Supplied information –
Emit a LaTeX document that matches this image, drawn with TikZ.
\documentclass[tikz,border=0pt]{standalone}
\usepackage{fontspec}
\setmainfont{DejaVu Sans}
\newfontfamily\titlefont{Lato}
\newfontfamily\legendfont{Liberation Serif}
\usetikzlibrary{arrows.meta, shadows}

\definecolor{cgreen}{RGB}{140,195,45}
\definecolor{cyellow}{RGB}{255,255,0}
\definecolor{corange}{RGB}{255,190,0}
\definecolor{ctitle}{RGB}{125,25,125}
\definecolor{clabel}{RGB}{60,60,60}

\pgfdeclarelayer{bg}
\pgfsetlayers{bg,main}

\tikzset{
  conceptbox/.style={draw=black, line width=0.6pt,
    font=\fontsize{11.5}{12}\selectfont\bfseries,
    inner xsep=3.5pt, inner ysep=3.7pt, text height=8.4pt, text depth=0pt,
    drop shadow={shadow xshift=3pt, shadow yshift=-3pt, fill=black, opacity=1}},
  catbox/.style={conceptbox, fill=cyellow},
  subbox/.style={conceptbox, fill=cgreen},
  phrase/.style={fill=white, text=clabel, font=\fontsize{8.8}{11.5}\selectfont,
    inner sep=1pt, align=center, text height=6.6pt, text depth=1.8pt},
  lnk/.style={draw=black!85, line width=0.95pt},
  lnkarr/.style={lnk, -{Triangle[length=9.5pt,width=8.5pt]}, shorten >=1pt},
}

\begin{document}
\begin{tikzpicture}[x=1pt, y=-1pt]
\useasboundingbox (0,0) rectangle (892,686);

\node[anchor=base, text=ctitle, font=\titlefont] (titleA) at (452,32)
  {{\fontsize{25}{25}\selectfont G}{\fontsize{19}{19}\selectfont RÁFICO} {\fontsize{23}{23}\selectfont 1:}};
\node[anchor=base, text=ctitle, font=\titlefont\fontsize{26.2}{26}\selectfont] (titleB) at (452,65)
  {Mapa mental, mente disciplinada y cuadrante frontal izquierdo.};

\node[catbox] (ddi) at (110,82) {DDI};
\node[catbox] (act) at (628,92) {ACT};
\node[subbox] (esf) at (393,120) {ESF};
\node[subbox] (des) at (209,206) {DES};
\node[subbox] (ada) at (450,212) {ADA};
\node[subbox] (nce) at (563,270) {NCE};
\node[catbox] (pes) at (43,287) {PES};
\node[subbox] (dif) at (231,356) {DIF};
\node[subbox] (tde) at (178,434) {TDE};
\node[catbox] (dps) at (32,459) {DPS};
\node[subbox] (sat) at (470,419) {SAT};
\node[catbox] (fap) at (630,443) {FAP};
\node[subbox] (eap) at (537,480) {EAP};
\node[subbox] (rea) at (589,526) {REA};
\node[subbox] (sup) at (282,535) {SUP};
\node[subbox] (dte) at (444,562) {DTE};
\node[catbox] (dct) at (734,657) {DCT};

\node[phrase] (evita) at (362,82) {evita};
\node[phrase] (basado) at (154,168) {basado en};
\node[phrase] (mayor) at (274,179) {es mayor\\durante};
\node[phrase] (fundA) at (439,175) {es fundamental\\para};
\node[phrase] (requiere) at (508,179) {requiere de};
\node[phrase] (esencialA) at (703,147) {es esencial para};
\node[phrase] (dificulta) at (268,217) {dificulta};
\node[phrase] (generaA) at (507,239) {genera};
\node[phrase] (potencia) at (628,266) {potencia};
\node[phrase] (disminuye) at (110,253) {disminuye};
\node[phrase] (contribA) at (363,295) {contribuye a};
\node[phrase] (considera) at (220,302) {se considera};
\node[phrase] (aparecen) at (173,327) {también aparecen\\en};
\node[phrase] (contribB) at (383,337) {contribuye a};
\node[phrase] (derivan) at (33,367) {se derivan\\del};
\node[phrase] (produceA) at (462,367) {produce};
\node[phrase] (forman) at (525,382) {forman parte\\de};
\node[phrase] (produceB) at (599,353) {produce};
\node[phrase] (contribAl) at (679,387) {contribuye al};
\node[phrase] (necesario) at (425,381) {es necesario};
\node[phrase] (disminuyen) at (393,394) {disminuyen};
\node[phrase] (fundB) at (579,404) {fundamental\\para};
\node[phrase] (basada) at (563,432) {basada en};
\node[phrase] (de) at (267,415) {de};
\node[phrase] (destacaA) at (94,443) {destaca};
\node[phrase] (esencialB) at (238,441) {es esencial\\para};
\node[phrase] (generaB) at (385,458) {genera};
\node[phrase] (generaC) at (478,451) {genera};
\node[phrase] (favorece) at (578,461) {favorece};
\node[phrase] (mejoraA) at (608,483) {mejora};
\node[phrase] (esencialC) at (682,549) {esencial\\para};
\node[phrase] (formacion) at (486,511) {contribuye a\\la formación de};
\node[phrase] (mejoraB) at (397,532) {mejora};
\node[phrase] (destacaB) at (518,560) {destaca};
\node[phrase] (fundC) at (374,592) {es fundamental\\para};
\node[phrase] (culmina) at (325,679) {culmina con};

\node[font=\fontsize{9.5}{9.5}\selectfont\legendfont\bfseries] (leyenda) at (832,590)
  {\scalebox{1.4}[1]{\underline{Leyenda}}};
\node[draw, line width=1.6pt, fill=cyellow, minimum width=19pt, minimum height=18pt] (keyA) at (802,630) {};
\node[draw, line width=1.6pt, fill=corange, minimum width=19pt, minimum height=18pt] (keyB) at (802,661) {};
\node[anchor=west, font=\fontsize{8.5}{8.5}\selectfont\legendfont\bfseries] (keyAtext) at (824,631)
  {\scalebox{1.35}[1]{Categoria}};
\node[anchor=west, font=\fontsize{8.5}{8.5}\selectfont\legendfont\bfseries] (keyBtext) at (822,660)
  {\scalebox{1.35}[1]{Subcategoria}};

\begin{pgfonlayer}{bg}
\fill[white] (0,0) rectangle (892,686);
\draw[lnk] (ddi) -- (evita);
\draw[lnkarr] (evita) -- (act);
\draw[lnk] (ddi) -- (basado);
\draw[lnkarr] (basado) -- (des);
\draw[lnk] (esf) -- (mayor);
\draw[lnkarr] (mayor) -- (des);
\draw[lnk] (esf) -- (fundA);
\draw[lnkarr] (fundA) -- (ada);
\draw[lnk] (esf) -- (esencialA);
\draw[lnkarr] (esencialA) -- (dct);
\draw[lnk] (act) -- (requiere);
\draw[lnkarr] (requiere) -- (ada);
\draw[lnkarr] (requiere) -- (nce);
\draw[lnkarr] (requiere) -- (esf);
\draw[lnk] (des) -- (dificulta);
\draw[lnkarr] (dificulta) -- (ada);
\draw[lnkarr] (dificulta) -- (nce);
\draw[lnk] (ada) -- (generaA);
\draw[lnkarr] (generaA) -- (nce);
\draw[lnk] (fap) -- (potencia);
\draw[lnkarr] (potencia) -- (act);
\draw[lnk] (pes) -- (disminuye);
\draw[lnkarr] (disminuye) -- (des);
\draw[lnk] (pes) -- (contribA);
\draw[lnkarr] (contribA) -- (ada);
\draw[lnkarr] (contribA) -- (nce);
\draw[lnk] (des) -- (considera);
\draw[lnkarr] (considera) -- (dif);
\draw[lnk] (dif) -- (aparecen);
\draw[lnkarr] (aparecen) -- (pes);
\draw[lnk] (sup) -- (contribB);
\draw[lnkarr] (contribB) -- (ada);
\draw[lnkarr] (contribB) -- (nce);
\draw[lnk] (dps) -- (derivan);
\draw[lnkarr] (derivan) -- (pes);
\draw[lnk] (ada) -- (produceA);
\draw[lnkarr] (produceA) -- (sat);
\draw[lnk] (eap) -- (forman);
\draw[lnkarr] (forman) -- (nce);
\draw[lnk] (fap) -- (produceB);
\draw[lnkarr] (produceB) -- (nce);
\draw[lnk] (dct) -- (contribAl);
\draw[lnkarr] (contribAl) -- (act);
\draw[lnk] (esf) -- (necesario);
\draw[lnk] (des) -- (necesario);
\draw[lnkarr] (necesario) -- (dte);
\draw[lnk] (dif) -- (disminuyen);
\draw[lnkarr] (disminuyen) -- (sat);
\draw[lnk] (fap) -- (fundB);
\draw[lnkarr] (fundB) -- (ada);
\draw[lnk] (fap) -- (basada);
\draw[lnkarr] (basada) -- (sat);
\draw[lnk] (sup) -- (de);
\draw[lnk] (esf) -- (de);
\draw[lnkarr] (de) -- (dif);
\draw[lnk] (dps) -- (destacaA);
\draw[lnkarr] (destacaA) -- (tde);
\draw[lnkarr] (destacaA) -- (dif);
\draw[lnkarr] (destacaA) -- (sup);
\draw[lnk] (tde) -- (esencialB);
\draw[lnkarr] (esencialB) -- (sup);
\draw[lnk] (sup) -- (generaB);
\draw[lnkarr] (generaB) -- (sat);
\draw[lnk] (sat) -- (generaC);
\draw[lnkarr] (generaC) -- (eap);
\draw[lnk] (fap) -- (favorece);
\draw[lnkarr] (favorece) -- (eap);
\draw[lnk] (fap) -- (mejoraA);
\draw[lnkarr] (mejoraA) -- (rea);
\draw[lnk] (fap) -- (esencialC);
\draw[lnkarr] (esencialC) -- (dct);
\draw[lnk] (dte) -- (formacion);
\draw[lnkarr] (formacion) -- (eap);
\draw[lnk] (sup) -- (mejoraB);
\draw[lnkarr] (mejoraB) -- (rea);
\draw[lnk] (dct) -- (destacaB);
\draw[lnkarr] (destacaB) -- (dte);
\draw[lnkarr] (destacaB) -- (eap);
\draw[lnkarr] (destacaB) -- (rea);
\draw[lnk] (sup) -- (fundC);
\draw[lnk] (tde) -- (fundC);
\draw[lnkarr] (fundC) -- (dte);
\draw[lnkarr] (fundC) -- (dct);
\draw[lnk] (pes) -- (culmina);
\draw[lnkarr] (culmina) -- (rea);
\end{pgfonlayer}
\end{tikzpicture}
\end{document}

Task requirements –
Print the material above verbatim, first line through the line containing "mental, mente disciplinada", both included.

Reply to the task –
Emit a LaTeX document that matches this image, drawn with TikZ.
\documentclass[tikz,border=0pt]{standalone}
\usepackage{fontspec}
\setmainfont{DejaVu Sans}
\newfontfamily\titlefont{Lato}
\newfontfamily\legendfont{Liberation Serif}
\usetikzlibrary{arrows.meta, shadows}

\definecolor{cgreen}{RGB}{140,195,45}
\definecolor{cyellow}{RGB}{255,255,0}
\definecolor{corange}{RGB}{255,190,0}
\definecolor{ctitle}{RGB}{125,25,125}
\definecolor{clabel}{RGB}{60,60,60}

\pgfdeclarelayer{bg}
\pgfsetlayers{bg,main}

\tikzset{
  conceptbox/.style={draw=black, line width=0.6pt,
    font=\fontsize{11.5}{12}\selectfont\bfseries,
    inner xsep=3.5pt, inner ysep=3.7pt, text height=8.4pt, text depth=0pt,
    drop shadow={shadow xshift=3pt, shadow yshift=-3pt, fill=black, opacity=1}},
  catbox/.style={conceptbox, fill=cyellow},
  subbox/.style={conceptbox, fill=cgreen},
  phrase/.style={fill=white, text=clabel, font=\fontsize{8.8}{11.5}\selectfont,
    inner sep=1pt, align=center, text height=6.6pt, text depth=1.8pt},
  lnk/.style={draw=black!85, line width=0.95pt},
  lnkarr/.style={lnk, -{Triangle[length=9.5pt,width=8.5pt]}, shorten >=1pt},
}

\begin{document}
\begin{tikzpicture}[x=1pt, y=-1pt]
\useasboundingbox (0,0) rectangle (892,686);

\node[anchor=base, text=ctitle, font=\titlefont] (titleA) at (452,32)
  {{\fontsize{25}{25}\selectfont G}{\fontsize{19}{19}\selectfont RÁFICO} {\fontsize{23}{23}\selectfont 1:}};
\node[anchor=base, text=ctitle, font=\titlefont\fontsize{26.2}{26}\selectfont] (titleB) at (452,65)
  {Mapa mental, mente disciplinada y cuadrante frontal izquierdo.};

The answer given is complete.